Эта сила народная исходит из вечной тренировки голодом, то есть смертью: русский простой человек - крестьянин приучил себя к близости смерти (свидетельство всех лучших писателей), как бы встречая ее на людях (на людях и смерть красна). Вот это чувство бесстрашия перед смертью «на людях» и создает ту «удаль», против которой мякнет и немецкий интеллигент, и даже его превосходное чувство-сознание «Pflicht».
NB. Разобрать Pflicht рядом с той русской народной силой, которую можно назвать удаль послушания, удальское служение или удаль безначалия перед лицом смерти: смертная удаль.
(Смертная удаль.) Мой Аврал должен быть написан и в [книгу] должна быть вписана психология смертной удали.
Постановление ЦК о Зощенко в своей моральной оценке уничтожается откровенным безобразием, издевательством грубым и почти мальчишеским над моралью еврея-интеллигента.
Мудро будет не принимать это на себя, как не принимали мы многое, многое до сих пор, все ниже и ниже спускаясь по лестнице интеллигента к народной стихии, к этому «Сфинксу».

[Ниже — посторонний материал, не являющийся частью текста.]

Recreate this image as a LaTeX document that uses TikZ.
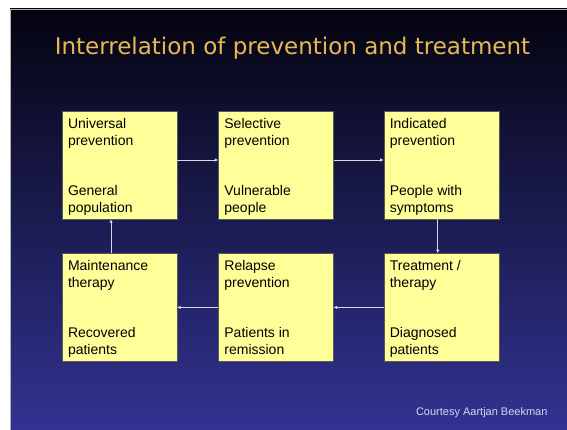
\documentclass[tikz,border=0pt]{standalone}
\usepackage{fontspec}
\setmainfont{Liberation Sans}
\newfontfamily\titlefont{DejaVu Sans}
\usetikzlibrary{positioning, arrows.meta}
\definecolor{slidetop}{RGB}{4,4,16}
\definecolor{slidemid}{RGB}{26,26,90}
\definecolor{slidebot}{RGB}{50,51,145}
\definecolor{cardfill}{RGB}{255,255,153}
\definecolor{titlegold}{RGB}{232,184,82}
\definecolor{flowline}{RGB}{215,215,235}
\tikzset{
  % Stage boxes
  card/.style={
    draw=black!65, fill=cardfill,
    minimum width=115pt, minimum height=108pt
  },
  % Text inside a stage box
  cardtext/.style={
    align=left, inner sep=0pt,
    font=\fontsize{14}{17}\selectfont
  },
  % Connecting arrows
  flow/.style={
    -{Latex[length=3.5pt,width=3.5pt]}, draw=flowline, line width=0.8pt
  },
}
\newcommand{\stagetext}[3]{%
  \node[cardtext, below right=7pt and 6pt of #1.north west] (#1txt) {#2\\[33pt]#3};
}

\begin{document}
\begin{tikzpicture}[x=1pt, y=-1pt]

  %% ── Slide background ──
  \useasboundingbox (0,0) rectangle (567,430);
  \fill[white] (0,0) rectangle (567,430);
  \shade[top color=slidetop, middle color=slidemid, bottom color=slidebot]
    (10,9) rectangle (567,430);
  \draw[black!30, line width=0.6pt] (10,430) -- (10,9) -- (567,9);

  %% ── Title ──
  \node[anchor=base, text=titlegold, font=\titlefont\fontsize{23}{27}\selectfont]
    (title) at (292.5,55) {Interrelation of prevention and treatment};

  %% ── Stages ──
  \node[card] (univ) at (119.5,165) {};
  \node[card, right=41pt of univ]  (selct) {};
  \node[card, right=50pt of selct] (indic) {};
  \node[card, below=34pt of indic] (treat) {};
  \node[card, below=34pt of selct] (relap) {};
  \node[card, below=34pt of univ]  (maint) {};

  \stagetext{univ}{Universal\\prevention}{General\\population}
  \stagetext{selct}{Selective\\prevention}{Vulnerable\\people}
  \stagetext{indic}{Indicated\\prevention}{People with\\symptoms}
  \stagetext{treat}{Treatment /\\therapy}{Diagnosed\\patients}
  \stagetext{relap}{Relapse\\prevention}{Patients in\\remission}
  \stagetext{maint}{Maintenance\\therapy}{Recovered\\patients}

  %% ── Flow ──
  \draw[flow] ([yshift=5pt]univ.east) -- ([yshift=5pt]selct.west);
  \draw[flow] ([yshift=5pt]selct.east) -- ([yshift=5pt]indic.west);
  \draw[flow] ([xshift=-3.5pt]indic.south) -- ([xshift=-3.5pt]treat.north);
  \draw[flow] (treat.west) -- (relap.east);
  \draw[flow] (relap.west) -- (maint.east);
  \draw[flow] ([xshift=-8.5pt]maint.north) -- ([xshift=-8.5pt]univ.south);

  %% ── Credit ──
  \node[anchor=base east, text=flowline, font=\fontsize{11}{13}\selectfont]
    (credit) at (551,415) {Courtesy Aartjan Beekman};

\end{tikzpicture}
\end{document}
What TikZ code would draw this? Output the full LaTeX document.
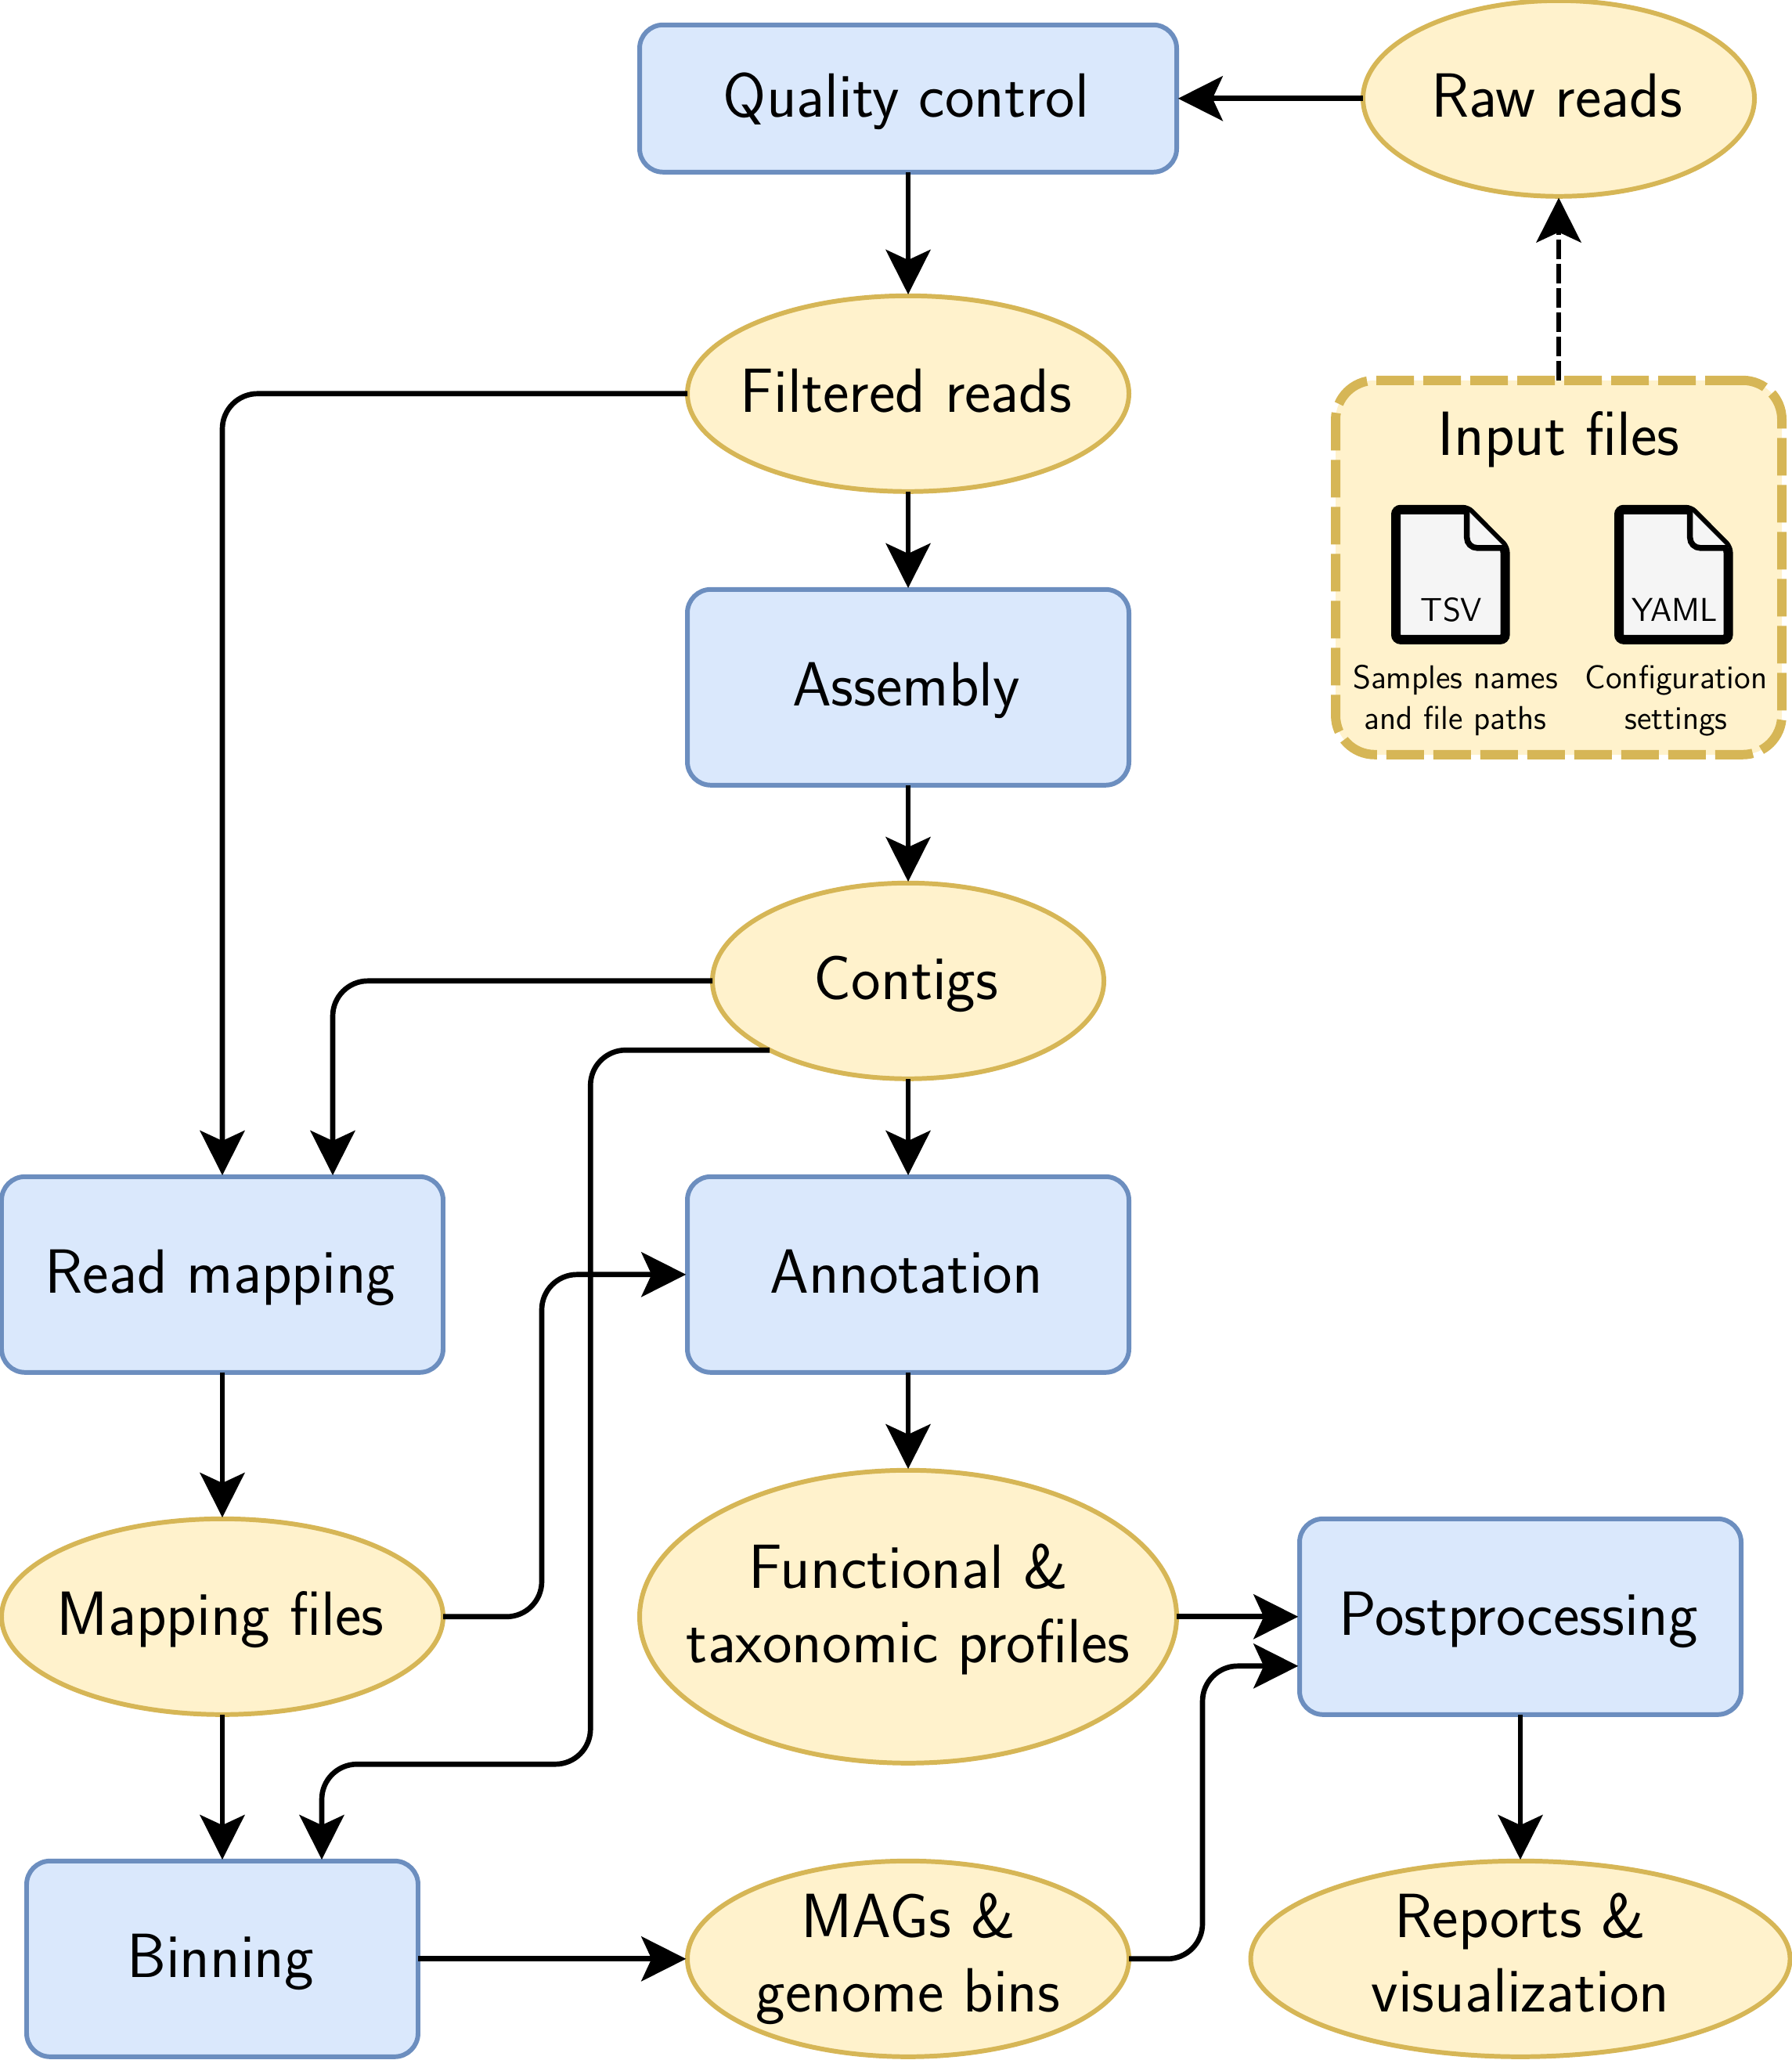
\documentclass[tikz,border=0pt]{standalone}
\usepackage{tikz}
\usetikzlibrary{positioning, calc, shapes.geometric, arrows.meta}
\definecolor{procfill}{HTML}{DAE8FC}
\definecolor{procline}{HTML}{6C8EBF}
\definecolor{datafill}{HTML}{FFF2CC}
\definecolor{dataline}{HTML}{D6B656}
\definecolor{iconfill}{HTML}{F5F5F5}
\tikzset{
    fileicon/.pic={
        \draw[line width=0.12cm, rounded corners=0.06cm, fill=iconfill]
            (0,0) -- (0.91,0) -- (1.395,-0.49) -- (1.395,-1.66) -- (0,-1.66) -- cycle;
        \draw[line width=0.075cm, rounded corners=0.13cm, fill=iconfill]
            (0.907,0) -- (0.907,-0.49) -- (1.395,-0.49);
    }
}
\begin{document}
\begin{tikzpicture}[
    font=\sffamily\fontsize{22.7}{27}\selectfont,
    procbox/.style={draw=procline, fill=procfill, line width=1.7pt, rounded corners=0.3cm, outer sep=0pt, align=center, minimum width=5.64cm, minimum height=2.5cm},
    dataell/.style={ellipse, draw=dataline, fill=datafill, line width=1.7pt, inner xsep=-0.5cm, inner ysep=-0.3cm, outer sep=0pt, align=center, minimum width=5.64cm, minimum height=2.5cm},
    oneline/.style={text height=13.6pt, text depth=0pt, execute at end node={\kern1.4pt}},
    link/.style={draw, line width=1.9pt, rounded corners=0.45cm, shorten >=0.5pt, -{Stealth[length=0.57cm, width=0.57cm, inset=0.13cm]}},
    smalltext/.style={font=\sffamily\fontsize{12}{14.7}\selectfont, align=center, inner sep=0pt}
]
\useasboundingbox (0,0) rectangle (22.88,-26.31);
% Centre column
\node[procbox, oneline, minimum width=6.86cm, minimum height=1.88cm] (qc) at (11.6,-1.258) {Quality control};
\node[dataell, oneline, below=1.58cm of qc] (filtered) {Filtered reads};
\node[procbox, oneline, below=1.25cm of filtered] (assembly) {Assembly};
\node[dataell, oneline, minimum width=5cm, below=1.25cm of assembly] (contigs) {Contigs};
\node[procbox, oneline, below=1.25cm of contigs] (annotation) {Annotation};
\node[dataell, minimum width=6.86cm, minimum height=3.74cm, below=1.25cm of annotation] (profiles) {Functional \&\\taxonomic profiles\rule[-10pt]{0pt}{0pt}};
% Left column
\node[procbox, oneline, left=3.12cm of annotation] (readmap) {Read mapping};
\node[dataell, oneline, below=1.87cm of readmap] (mapping) {Mapping files};
\node[procbox, oneline, minimum width=5cm, below=1.87cm of mapping] (binning) {Binning};
\node[dataell, right=3.44cm of binning] (mags) {MAGs \&\\genome bins};
% Right column
\node[procbox, oneline, right=1.57cm of profiles] (post) {Postprocessing};
\node[dataell, minimum width=6.89cm, below=1.87cm of post] (reports) {Reports \&\\visualization\vphantom{g}};
\node[dataell, oneline, minimum width=5cm, right=2.38cm of qc] (raw) {Raw reads};
% Input files box
\node[draw=dataline, fill=datafill, line width=3.4pt, rounded corners=0.5cm, dash pattern=on 0.48cm off 0.12cm, outer sep=0pt,
      minimum width=5.7cm, minimum height=4.78cm, below=2.35cm of raw] (input) {};
\node[text height=13.6pt, text depth=0pt] (inputtitle) at ($(input.north)+(0,-0.72)$) {Input files};
\pic at ($(input.north west)+(0.77,-1.65)$) {fileicon};
\pic at ($(input.north west)+(3.62,-1.65)$) {fileicon};
\node[smalltext] (tsv) at ($(input.north west)+(1.48,-2.93)$) {TSV};
\node[smalltext] (yaml) at ($(input.north west)+(4.33,-2.93)$) {YAML};
\node[smalltext] (samples) at ($(input.north west)+(1.53,-4.09)$) {Samples names\\and file paths};
\node[smalltext] (config) at ($(input.north west)+(4.35,-4.09)$) {Configuration\\settings};
% Connectors
\draw[link] (raw) -- (qc);
\draw[link] (qc) -- (filtered);
\draw[link] (filtered) -- (assembly);
\draw[link] (assembly) -- (contigs);
\draw[link] (contigs) -- (annotation);
\draw[link] (annotation) -- (profiles);
\draw[link] (readmap) -- (mapping);
\draw[link] (mapping) -- (binning);
\draw[link] (binning) -- (mags);
\draw[link] (profiles) -- (post);
\draw[link] (post) -- (reports);
\draw[link, dash pattern=on 0.25cm off 0.06cm] (input.north) -- (raw.south);
\draw[link] (filtered.west) -| (readmap.north);
\draw[link] (contigs.west) -| ([xshift=1.41cm]readmap.north);
\draw[link] (contigs.south west) -- ++(-2.29,0) -- ++(0,-9.12) -| ([xshift=1.27cm]binning.north);
\draw[link] (mapping.east) -- ++(1.26,0) |- (annotation.west);
\draw[link] (mags.east) -- ++(0.94,0) |- ([yshift=-0.63cm]post.west);
\end{tikzpicture}
\end{document}
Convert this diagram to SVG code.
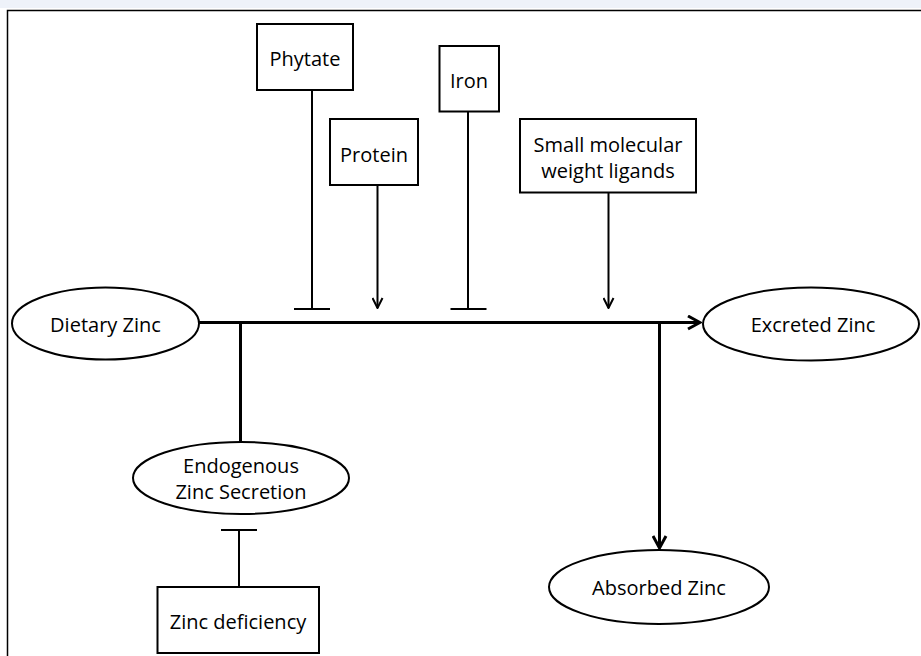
<svg xmlns="http://www.w3.org/2000/svg" width="921" height="656" viewBox="0 0 921 656">
<style>
.box{fill:#fff;stroke:#000;stroke-width:2}
.ell{fill:#fff;stroke:#000;stroke-width:2}
.t{font-family:"Open Sans","Liberation Sans",sans-serif;font-size:20px;fill:#000;text-anchor:middle}
.thin{stroke:#000;stroke-width:2;fill:none}
.thick{stroke:#000;stroke-width:3;fill:none}
</style>
<defs>
<marker id="ah" viewBox="0 0 12 12" refX="11" refY="6" markerWidth="12" markerHeight="12" markerUnits="userSpaceOnUse" orient="auto">
<path d="M1,1 L11,6 L1,11" fill="none" stroke="#000" stroke-width="2"/>
</marker>
<marker id="ahb" viewBox="0 0 16 16" refX="14" refY="8" markerWidth="16" markerHeight="16" markerUnits="userSpaceOnUse" orient="auto">
<path d="M2,1.5 L14,8 L2,14.5" fill="none" stroke="#000" stroke-width="3"/>
</marker>
</defs>
<rect x="0" y="0" width="921" height="8" fill="#eef2f9"/>
<rect x="7.5" y="10.5" width="920" height="650" fill="#fff" stroke="#000" stroke-width="1.5"/>
<g id="connectors">
<line class="thick" x1="199" y1="322.5" x2="700" y2="322.5" marker-end="url(#ahb)"/>
<line class="thin" x1="312" y1="90" x2="312" y2="309"/>
<line class="thin" x1="294" y1="309" x2="330" y2="309"/>
<line class="thin" x1="377.5" y1="185" x2="377.5" y2="308" marker-end="url(#ah)"/>
<line class="thin" x1="468" y1="111.5" x2="468" y2="309"/>
<line class="thin" x1="450.5" y1="309" x2="486.5" y2="309"/>
<line class="thin" x1="608.5" y1="192.5" x2="608.5" y2="308" marker-end="url(#ah)"/>
<line class="thick" x1="240.5" y1="322" x2="240.5" y2="441"/>
<line class="thin" x1="239" y1="530" x2="239" y2="587"/>
<line class="thin" x1="221" y1="530" x2="257" y2="530"/>
<line class="thick" x1="659.5" y1="322" x2="659.5" y2="548" marker-end="url(#ahb)"/>
</g>
<g id="phytate"><rect class="box" x="257" y="24" width="96" height="66"/><text class="t" x="305" y="66">Phytate</text></g>
<g id="protein"><rect class="box" x="330" y="119" width="88" height="66"/><text class="t" x="374" y="162">Protein</text></g>
<g id="iron"><rect class="box" x="439.5" y="46" width="59.5" height="65.5"/><text class="t" x="469" y="88">Iron</text></g>
<g id="ligands"><rect class="box" x="520" y="119" width="176" height="73.5"/><text class="t" x="608" y="152">Small molecular</text><text class="t" x="608" y="178">weight ligands</text></g>
<g id="dietary"><ellipse class="ell" cx="105.5" cy="323.5" rx="93.5" ry="36"/><text class="t" x="105.5" y="332">Dietary Zinc</text></g>
<g id="excreted"><ellipse class="ell" cx="811" cy="324" rx="108" ry="36.5"/><text class="t" x="813" y="332">Excreted Zinc</text></g>
<g id="endogenous"><ellipse class="ell" cx="241" cy="478" rx="108" ry="36"/><text class="t" x="241" y="473">Endogenous</text><text class="t" x="241" y="499">Zinc Secretion</text></g>
<g id="deficiency"><rect class="box" x="157.5" y="587" width="161.5" height="66"/><text class="t" x="238" y="629">Zinc deficiency</text></g>
<g id="absorbed"><ellipse class="ell" cx="659" cy="587" rx="110" ry="37"/><text class="t" x="659" y="595">Absorbed Zinc</text></g>
</svg>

(Валентин, конечно, бежал к немцам как к интеллигентам и добился того, что интеллигент дал ему в морду: с этого разу у него пробудился патриотизм.)
NB. Большевик хочет быть интеллигентом высшим,
сверхинтеллигентом, способным привести в разум и самого «Сфинкса». Он обманул сфинкса «землицей» замечательно: земля стала наша, но не моя (а сфинкс хотел землицы именно себе). И второй раз обманул его родиной: родина наша, а я на костылях и с орденом, а в кабак идти не с чем.
Сфинкс остался в совершенных дураках!
Можно себе представить, какой напряженный момент войны нашей русской, нашего интеллигента с нашим сфинксом, мы сейчас переживаем.
(Но удары судьбы неизменно должны ложиться на голову Сфинкса.)
Сила собственности состоит в том, что она есть творчески-организующее начало жизни, а слабость - что ее свободное развитие (свободная конкуренция) возвращает нас в действие круга стихийных сил (войн). Мы говорим против этого, что человека нельзя вместить всего в природу, закопать его в землю, что и как ни закапывай -макушка его будет видна. И значит, над естественным влечением жить хорошо и с охотой, называемом чувством
У христианина это высшее начало - Христос (Бог).
У коммуниста?
То, за что мы сейчас боремся: весь-человек в своем творчестве.
- Хорошо, - скажете вы, - но весь человек, сливающийся своими творческими личностями в единую творческую личность всего человека, и есть Христос!
- Может быть, - отвечаем мы, - но сейчас мы не можем произнести имя Христа, потому что имя использовано для иных целей и больше не может удерживать человеческие массы от злодейства.
Вчера вечером пошел мелкий дождь, и утро пришло, а дождь все идет. И так весь день.
Вчера вокруг дома собрал маслят, зажарил с картошкой и впервые поел в своем доме. После того провел свет и в тепле первый раз переночевал в своем доме. И, проснувшись утром, достал столик, табуретку и за чаем прочитал из Исаака Сириянина о том, что если в желании своем иметь пределом смерть, то это желание всегда победит (имея в виду подчинить свою страсть Богу).
Эта мысль мною высказана в начале «Падуна».
Заметил, что против курения действует сила самозаговора. Трудность состоит в решимости на самозаговор. Распустился и тянет ужасно, неприлично, унизительно. Стоит, однако, поговорить с собой наедине - и не только не хочется, а даже противно.
Но как трудно остаться с собой наедине!
В этом и есть сила аскетов, и все их ученье в том, чтобы научиться оставаться с собой наедине, или, как они говорят - с Богом.
NB. Прочитать Сириянина с целью понять сущность творческого аскетизма и в чем эта и ныне единственная сила человека, как такового, отличается от аскетизма отцов церкви.
296
Стучат топоры, и очень как-то все по мне, все расставляется в моей душе на свои вечные, предназначенные места, вхожу в себя.
Мне живо вспоминается время жизни моей на хуторе Бобринского в 1902 году. 44 года тому назад, когда мне было 29 лет! А как ясно вспоминаются даже записи.
Помню, записывал тогда, что Бога нужно искать на границе природы, там, где природа кончается и начинается человек.
С тех пор прошло почти полстолетия и оказывается, что с тех пор я так и не отходил от этой темы, и все, написанное мною, было об
этом, и на этой теме я и умнел, и богател.
И так ясно стал теперь этот вопрос, что хоть пиши письмо Иосифу Виссарионовичу о существе, которому мы служим и мучимся, как его назвать: Христос? - Нет, Человек? - Нет. Кто же?
И опять весь день дождь, и опять корзина грибов, маслят и волнушек.
Ссора с травоядной Марией и мир благодаря Лене.